10. Photographs or a video could accompany your letter.
Brainstorm with the children what to shoot. What has changed in your community or church since the missionaries were last there? Is there an interesting church-wide or class activity coming up?
11. Brainstorm with children for a list of small gifts to enclose in the envelope.
Possibilities: a key chain, stickers, shoelaces, solar calculator, Band-aids (cartoon ones for kids), bicycle tire patch kit, finger puttpet, bookmark, party decorations, drink mixes, etc. Choose one to include with each letter.
12. Children may wish to become pen pals with MK's (missionary kids) or national children who know English.

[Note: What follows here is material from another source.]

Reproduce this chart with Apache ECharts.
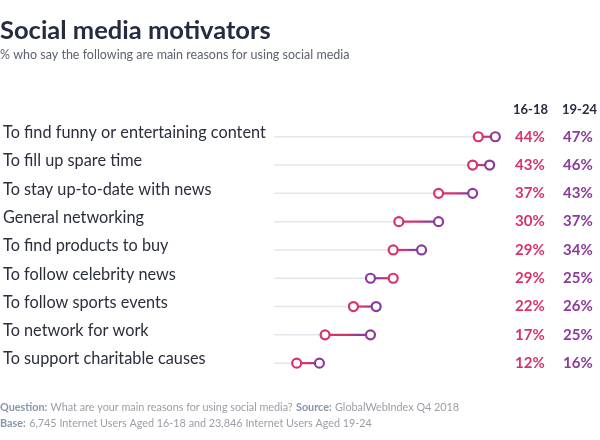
<!DOCTYPE html>
<html><head><meta charset="utf-8">
<script src="https://cdn.jsdelivr.net/npm/echarts@6/dist/echarts.min.js"></script>
<style>html,body{margin:0;padding:0;background:#fff}#c{width:600px;height:440px}</style>
</head><body><div id="c"></div>
<script>
const categories = [
  'To find funny or entertaining content',
  'To fill up spare time',
  'To stay up-to-date with news',
  'General networking',
  'To find products to buy',
  'To follow celebrity news',
  'To follow sports events',
  'To network for work',
  'To support charitable causes'
];
const seriesNames = ['16-18', '19-24'];
const age1618 = [44, 43, 37, 30, 29, 29, 22, 17, 12];
const age1924 = [47, 46, 43, 37, 34, 25, 26, 25, 16];

const PINK = '#d6336b';
const PURPLE = '#8d3a9b';
const FONT = 'Lato, "Noto Sans", sans-serif';
const AXIS_MIN = 8, AXIS_MAX = 48;

const chart = echarts.init(document.getElementById('c'), null, {renderer: 'canvas'});
const data = categories.map((c, i) => [i, age1618[i], age1924[i]]);

chart.setOption({
  backgroundColor: '#fff',
  animation: false,
  graphic: [{
    type: 'text', x: 0, y: 31,
    style: {text: 'Social media motivators', font: 'bold 25.5px ' + FONT, fill: '#262b40', verticalAlign: 'middle'}
  }, {
    type: 'text', x: 0, y: 55,
    style: {text: '% who say the following are main reasons for using social media', font: '12.5px ' + FONT, fill: '#5d6270', verticalAlign: 'middle'}
  }, {
    type: 'text', x: 513, y: 110,
    style: {text: seriesNames[0], font: 'bold 13px ' + FONT, fill: '#262b40', verticalAlign: 'middle'}
  }, {
    type: 'text', x: 562, y: 110,
    style: {text: seriesNames[1], font: 'bold 13px ' + FONT, fill: '#262b40', verticalAlign: 'middle'}
  }, {
    type: 'text', left: 0, top: 400,
    style: {
      rich: {
        b: {font: 'bold 10.8px ' + FONT, fill: '#8797ab'},
        n: {font: '10.8px ' + FONT, fill: '#9b9ea6'}
      },
      text: '{b|Question:} {n|What are your main reasons for using social media?} {b|Source:} {n|GlobalWebIndex Q4 2018}\n{b|Base:} {n|6,745 Internet Users Aged 16-18 and 23,846 Internet Users Aged 19-24}',
      lineHeight: 16
    }
  }],
  grid: {left: 270, right: 99, top: 122.6, bottom: 62.7},
  xAxis: {
    type: 'value', min: AXIS_MIN, max: AXIS_MAX,
    show: false
  },
  yAxis: [{
    type: 'category', data: categories, inverse: true,
    axisLine: {show: false}, axisTick: {show: false}, splitLine: {show: false},
    axisLabel: {
      align: 'left', margin: 271, fontFamily: FONT, fontSize: 16.3, color: '#2b2f3d',
      verticalAlign: 'bottom', lineHeight: 8
    }
  }, {
    type: 'category', data: categories, inverse: true, position: 'right',
    axisLine: {show: false}, axisTick: {show: false}, splitLine: {show: false},
    axisLabel: {
      align: 'left', margin: 14,
      formatter: (v, i) => '{a|' + age1618[i] + '%}{b|' + age1924[i] + '%}',
      rich: {
        a: {fontFamily: FONT, fontSize: 15, fontWeight: 'bold', color: PINK, width: 48},
        b: {fontFamily: FONT, fontSize: 15, fontWeight: 'bold', color: PURPLE}
      }
    }
  }],
  series: [{
    type: 'custom',
    data: data,
    encode: {x: [1, 2], y: 0},
    renderItem: function (params, api) {
      const yi = api.value(0), a = api.value(1), b = api.value(2);
      const pa = api.coord([a, yi]), pb = api.coord([b, yi]), p0 = api.coord([AXIS_MIN, yi]);
      const r = 4.5;
      const leftX = Math.min(pa[0], pb[0]), rightX = Math.max(pa[0], pb[0]);
      const leftC = pa[0] <= pb[0] ? PINK : PURPLE;
      const rightC = pa[0] <= pb[0] ? PURPLE : PINK;
      const y = pa[1];
      return {
        type: 'group',
        children: [{
          type: 'line',
          shape: {x1: p0[0], y1: y, x2: leftX - r, y2: y},
          style: {stroke: '#e2e6ed', lineWidth: 1.5}
        }, {
          type: 'line',
          shape: {x1: leftX, y1: y, x2: rightX, y2: y},
          style: {
            lineWidth: 2.2,
            stroke: new echarts.graphic.LinearGradient(leftX, y, rightX, y, [
              {offset: 0, color: leftC}, {offset: 0.45, color: leftC},
              {offset: 0.75, color: rightC}, {offset: 1, color: rightC}
            ], true)
          }
        }, {
          type: 'circle',
          shape: {cx: pa[0], cy: y, r: r},
          style: {fill: '#fff', stroke: PINK, lineWidth: 2.2}
        }, {
          type: 'circle',
          shape: {cx: pb[0], cy: y, r: r},
          style: {fill: '#fff', stroke: PURPLE, lineWidth: 2.2}
        }]
      };
    }
  }]
});
</script></body></html>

However, before you initiate such a relationship, make sure your class and the MK both have the commitment to maintain it. MK's are disappointed when a child or group promises to write but quickly loses interest. The reverse may also be true, so check with missionary parents to make sure that a pen-pal program is feasible before launching the idea to your class.
13. Older children can help address the envelope, weigh it and research the postage cost.
Or a child with a computer and email capability at home can become the cyberspace link, connecting your class via email to your missionaries half a world away.
14. Before the letter is mailed or emailed, stop and pray together for your missionary friends.
Challenge the children to ask God to use their letter to encourage the missionaries and their family on the very day the message arrives.
15. Caution children not to expect an instant answer, even via email.
Missionaries are busy and often struggle to find time to answer their correspondence.
16. Create a scrapbook of your correspondence back and forth with your missionaries
to serve as a reminder and as orientation for new class members.
17. Celebrate as a group when you receive correspondence from your missionary.
Read the letter together. Stop and praise God for His answers and pray for your missionaries' requests. Then write again soon!